Dans la sortie de librairie qu’il vient de commettre, le Professeur Ambroise Kom revient sur cette affaire, dans un ouvrage où l’autobiographie côtoie le témoignage, l’essai sur la subjectivité en contexte postcolonial et le traité sur la problématique du développement sur fond d’héritage colonial, dans ce qu’il conviendrait d’appeler les « sociétés de pénurie. »
De prime abord, ce qui frappe le lecteur c’est la candeur avec laquelle Ambroise Kom parle de son humble extraction et de ses années de formation, marquées par les turbulences d’une indépendance acquise dans la douleur. Dans nos sociétés où les éléments de la bourgeoisie de mémoire récente n’ont de cesse de passer pour des « gentilshommes », ce retour candide sur sa jeunesse ne saurait être anodin. L’auteur s’arrête ensuite sur la période où il fit ses classes, avant de s’appesantir sur l’objet même de l’essai, l’Université des Montagnes, dont il relate les péripéties de la création avant de donner sa vision des défis et écueils qui se dressent devant elle aujourd’hui.

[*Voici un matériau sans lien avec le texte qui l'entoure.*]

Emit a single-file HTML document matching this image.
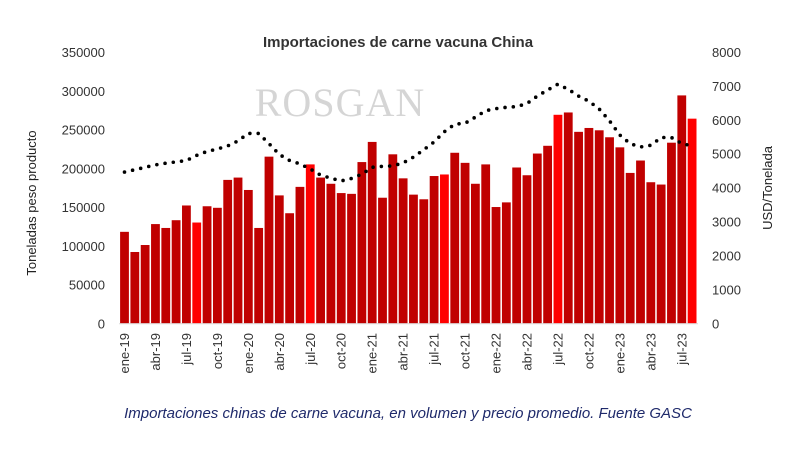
<!DOCTYPE html>
<html><head><meta charset="utf-8"><style>
body{margin:0;background:#fff;}
svg{display:block;font-family:"Liberation Sans",sans-serif;}
</style></head><body>
<svg id="chart" width="795" height="449" viewBox="0 0 795 449">
<text x="398" y="47" text-anchor="middle" font-size="15" font-weight="bold" fill="#333">Importaciones de carne vacuna China</text>
<g opacity="0.35">
<text x="340" y="116" text-anchor="middle" font-family="Liberation Serif,serif" font-size="40" fill="#888" letter-spacing="1">ROSGAN</text>
</g>
<g id="bars"></g>
<line x1="119" y1="323.8" x2="698" y2="323.8" stroke="#d9d9d9" stroke-width="1"/>
<path id="priceLine" fill="none" stroke="#000" stroke-width="3.6" stroke-linecap="round" stroke-dasharray="0 8.3"/>
<g id="leftTicks"></g><g id="rightTicks"></g><g id="xTicks"></g>
<text transform="translate(36,203) rotate(-90)" text-anchor="middle" font-size="13" fill="#222">Toneladas peso producto</text>
<text transform="translate(772,188) rotate(-90)" text-anchor="middle" font-size="13" fill="#222">USD/Tonelada</text>
<text x="408" y="418" text-anchor="middle" font-size="15" font-style="italic" fill="#1f2a6b">Importaciones chinas de carne vacuna, en volumen y precio promedio. Fuente GASC</text>
</svg>
<script>
const volumes=[118,92,101,128,123,133,152,130,151,149,185,188,172,123,215,165,142,176,205,188,180,168,167,208,234,162,218,187,166,160,190,192,220,207,180,205,150,156,201,191,219,229,269,272,247,252,249,240,227,194,210,182,179,233,294,264];
const prices=[4.46,4.53,4.6,4.67,4.72,4.76,4.8,4.95,5.07,5.14,5.23,5.38,5.6,5.6,5.3,4.98,4.8,4.7,4.55,4.37,4.28,4.2,4.27,4.4,4.6,4.63,4.64,4.73,4.9,5.12,5.35,5.65,5.87,5.9,6.08,6.27,6.33,6.37,6.39,6.48,6.7,6.88,7.05,6.9,6.7,6.55,6.32,5.97,5.55,5.3,5.2,5.25,5.48,5.48,5.3,5.23];
const highlight=[7,18,31,42,55];
const leftTicks=[0,50000,100000,150000,200000,250000,300000,350000];
const rightTicks=[0,1000,2000,3000,4000,5000,6000,7000,8000];
const monthNames=["ene","feb","mar","abr","may","jun","jul","ago","sep","oct","nov","dic"];
const NS="http://www.w3.org/2000/svg";
const base=323.3, plotTop=52;
const yL=v=>base-(v/350000)*(base-plotTop);
const yR=v=>base-(v/8000)*(base-plotTop);
const xC=i=>124.5+i*10.32;
const bw=8.8;
const bars=document.getElementById('bars');
volumes.forEach((v,i)=>{const r=document.createElementNS(NS,'rect');
r.setAttribute('x',xC(i)-bw/2);r.setAttribute('y',yL(v*1000));r.setAttribute('width',bw);r.setAttribute('height',base-yL(v*1000));
r.setAttribute('fill',highlight.includes(i)?'#ff0000':'#c00000');


bars.appendChild(r);});
document.getElementById('priceLine').setAttribute('d',prices.map((p,i)=>(i?'L':'M')+xC(i).toFixed(1)+','+yR(p*1000).toFixed(1)).join(''));
const lt=document.getElementById('leftTicks');
leftTicks.forEach(t=>{const e=document.createElementNS(NS,'text');e.setAttribute('x',105);e.setAttribute('y',yL(t)+5);e.setAttribute('text-anchor','end');e.setAttribute('font-size','13');e.setAttribute('fill','#333');e.textContent=t;


lt.appendChild(e);});
const rt=document.getElementById('rightTicks');
rightTicks.forEach(t=>{const e=document.createElementNS(NS,'text');e.setAttribute('x',712);e.setAttribute('y',yR(t)+5);e.setAttribute('font-size','13');e.setAttribute('fill','#333');e.textContent=t;


rt.appendChild(e);});
const xt=document.getElementById('xTicks');
for(let i=0;i<volumes.length;i+=3){const m=i%12,yr=19+Math.floor(i/12);const e=document.createElementNS(NS,'text');
e.setAttribute('transform','translate('+(xC(i)+4.5)+',333) rotate(-90)');e.setAttribute('text-anchor','end');e.setAttribute('font-size','13');e.setAttribute('fill','#333');
e.textContent=monthNames[m]+'-'+yr;


xt.appendChild(e);}
</script>
</body></html>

L’on découvre ainsi que cet ambitieux projet se situe dans le prolongement d’un parcours académique et intellectuel aiguillonné par une passion pour le pays qui a vu naître son auteur, et une philosophie du développement endogène tout en étant poreuse aux expériences d’ailleurs. Comme l’indique son titre, Ambroise Kom fait le bilan de son action au service de l’UdM et, contexte oblige, solde les comptes avec certains des partenaires avec qui il a cheminé depuis la ferveur intellectuelle et associative qui les fédéra d’abord, les conduisit ensuite à formuler le projet puis porter sur ses fonds baptismaux la première université privée laïque du Cameroun. L’auteur estime que l’Université des Montagnes est à la croisée des chemins, et attire l’attention sur la crise de gouvernance qui est à l’origine de sa mise à l’écart.
Même si ce n’est pas sans amertume qu’il parle de ses états de service, au fil des pages, le lecteur apprend que l’UdM n’était pas pour Ambroise Kom une fin en soi, mais plutôt une sorte de mise à l’épreuve d’une philosophie du développement nourrie de l’expérience d’une vie couvrant trois continents, et d’un sens aigu des urgences des sociétés qui demeurent prises dans les restes de ce que Achille Mbembe nomme « l’imaginaire colonial. »
Somme toute, l’Université des Montagnes apparaît, au travers de ce récit, comme une belle aventure, dont l’expérience pose la question cruciale du mécénat et de l’initiative privée et/ou associative, dans un contexte marqué par la fin des illusions de l’état-providence. Il faut donc saluer cette contribution sur l’UdM qui, dépassant son objet, initie une réflexion sur soi qui est, in fine, un appel au dépassement de soi. Tout un programme, dans nos sociétés où, même nantis, le sujet semble vivre sous la hantise du retour de la disette.